In a video analysis on Tuesday, we spoke about how one Western journalist — Patrick Cockburn of London’s The Independent — had reduced Syria’s conflict to “the next 9/11”, with the opposition disappearing in favor of “extremists” and “jihadists” bent on attacking the West.

But was this merely the excess of one reporter, effectively embedded with regime officials on his trips to Syria?

No.

Step up, The Washington Post and columnist David Ignatius.

The Post’s headline this morning verges on panic, “A Nightmare Group in Syria Could Target the US”.

Perhaps needless to say, this group is not the Assad regime, with its barrel bombs, chemical weapons, and “starve or surrender” sieges.
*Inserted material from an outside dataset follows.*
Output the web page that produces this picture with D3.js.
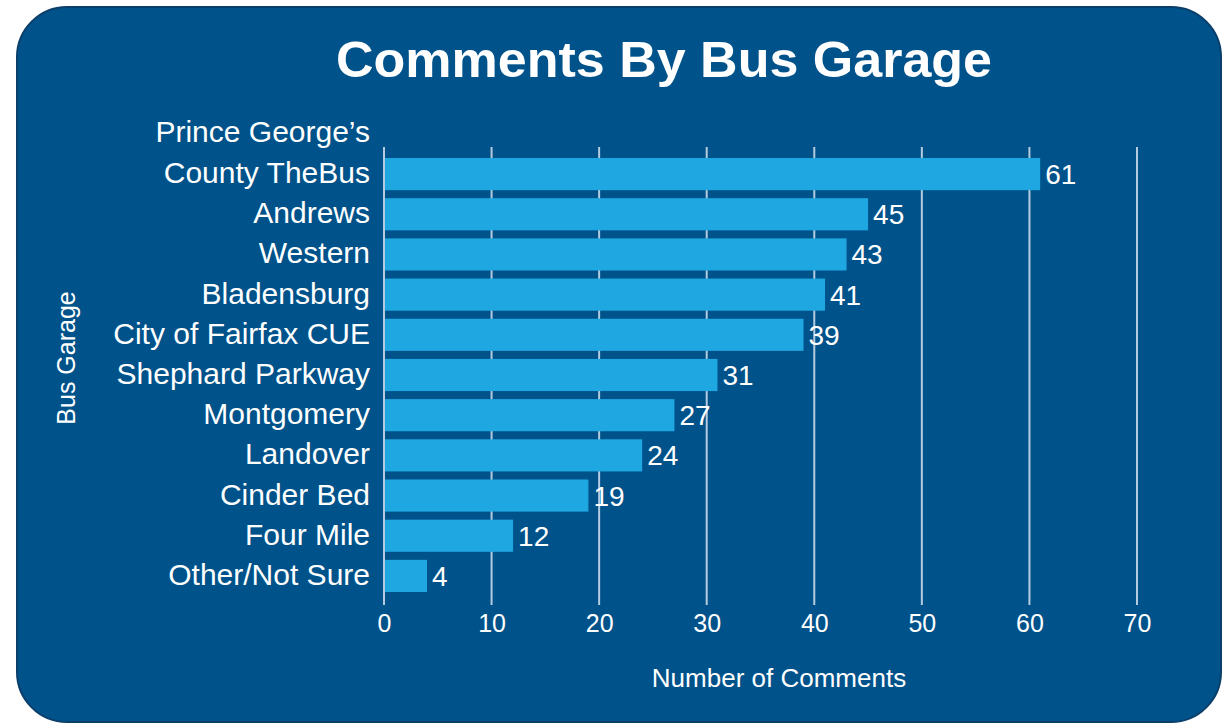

Those don’t threaten “us”, after all.

Instead, Ignatius writes about the “hyper-militant terrorist group” Islamic State of Iraq and as-Sham, barely distinguishing between it and other factions such as Jabhat al-Nusra and Ahrar al-Sham — and not mentioning anyone else in the insurgency, let alone the non-violent opposition.

His attention is only on “about 10,000 to 15,000 foreigners”, including about “1,500 foreign fighters who hold European passports, which allow them to travel freely across the continent and to enter the United States with relative ease”.

Ignatius concludes, “The United States may be less focused on the jihadists than it was a decade ago, but they remain very much interested in the United States.”

He does not note the mirror image: Ignatius, Cockburn, and other Western journalists are “very much interested” in the “jihadists”.

Excluding almost everyone else in Syria.